Le Doc e Docg (dal Barolo al Brunello, dal Sagrantino al Chianti Classico) hanno rappresentato uno degli strumenti più importanti della “cosiddetta” rinascita enologica italiana, ma il loro ruolo sembra destinato a cambiare, di fronte alle sfide sempre più competitive del mercato internazionale.

“E’ bene sottolineare, oltre all’indubbio contributo della loro costituzione, che le denominazioni italiane suscitano alcune perplessità – ha spiegato Daniele Cernilli, condirettore de “Gambero Rosso” – perché non sono riuscite a fare abbastanza. Sono stati piuttosto i marchi aziendali ad imprimere la accelerazione decisiva ai vini italiani. Un caso per tutti? Il Sassicaia! I vini di maggiore impatto sia qualitativo che d’immagine, penso soprattutto a quelli di Gaja, di cui all’estero non interessa molto sapere che provengono dal Barbaresco, non sono stati supportati adeguatamente dal nostro sistema delle denominazioni. Le denominazioni – ha proseguito Cernilli – sono più dei certificati di nascita che dei certificati di buona condotta e molte denominazioni hanno innalzato delle asticelle molto basse, perché tutti potessero agevolmente superarle, molte altre invece sono delle creazioni burocratiche e spesso non vengono neppure utilizzate. Un esempio? Il moscato di Siracusa, ma ce ne sono molti altri. Insomma, ce ne sono troppe – ha concluso il curatore della Guida più consultata d’Italia – e questo crea confusione, soprattutto fra i consumatori”.

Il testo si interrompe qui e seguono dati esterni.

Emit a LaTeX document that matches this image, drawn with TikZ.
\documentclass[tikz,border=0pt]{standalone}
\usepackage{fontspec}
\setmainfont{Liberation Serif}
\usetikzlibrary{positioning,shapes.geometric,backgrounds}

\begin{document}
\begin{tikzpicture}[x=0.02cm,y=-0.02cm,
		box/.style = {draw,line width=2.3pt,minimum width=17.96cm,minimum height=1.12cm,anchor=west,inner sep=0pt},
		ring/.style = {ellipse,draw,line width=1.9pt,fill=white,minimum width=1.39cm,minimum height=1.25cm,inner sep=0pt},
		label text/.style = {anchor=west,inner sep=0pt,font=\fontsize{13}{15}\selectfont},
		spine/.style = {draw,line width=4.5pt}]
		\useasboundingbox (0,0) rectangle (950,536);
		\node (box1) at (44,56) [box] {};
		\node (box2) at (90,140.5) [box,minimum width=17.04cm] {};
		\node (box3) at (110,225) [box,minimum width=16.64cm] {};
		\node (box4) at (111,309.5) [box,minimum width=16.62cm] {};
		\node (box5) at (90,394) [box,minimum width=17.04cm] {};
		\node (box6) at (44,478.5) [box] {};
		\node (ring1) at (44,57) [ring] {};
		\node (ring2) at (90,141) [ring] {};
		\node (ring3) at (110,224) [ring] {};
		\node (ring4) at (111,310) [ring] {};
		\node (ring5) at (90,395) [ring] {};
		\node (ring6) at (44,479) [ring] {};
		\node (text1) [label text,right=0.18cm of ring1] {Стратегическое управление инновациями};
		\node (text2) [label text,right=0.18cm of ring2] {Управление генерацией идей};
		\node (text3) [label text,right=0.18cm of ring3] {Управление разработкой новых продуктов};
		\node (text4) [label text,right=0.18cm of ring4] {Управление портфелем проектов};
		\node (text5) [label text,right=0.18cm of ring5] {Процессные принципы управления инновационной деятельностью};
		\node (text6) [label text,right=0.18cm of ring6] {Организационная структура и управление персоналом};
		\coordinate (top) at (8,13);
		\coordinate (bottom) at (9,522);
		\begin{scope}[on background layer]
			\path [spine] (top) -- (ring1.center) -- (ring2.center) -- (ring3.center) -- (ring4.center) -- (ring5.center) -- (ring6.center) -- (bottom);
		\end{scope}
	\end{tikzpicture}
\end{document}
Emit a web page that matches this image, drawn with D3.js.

Del medesimo parere anche Ezio Rivella, enologo-manager ed ex presidente dell’Unione Italiana Vini, che ha dichiarato: “la storia del recepimento delle denominazioni di origine in Italia è cominciata con il piede sbagliato. Privilegiando la tradizione sulla qualità e le attribuzioni politiche. E’ una carta d’identità, dove la qualità è confusa con la mera provenienza. Cerchiamo tutti di fare attenzione, nel lungo percorso che ci aspetta nella futura revisione della legge 164-92 – ha concluso Rivella – senza ricorrere ai nostri classici bizantinismi, visto che dobbiamo confrontarci con la pragmaticità anglosassone, che impera nel mercato del vino”.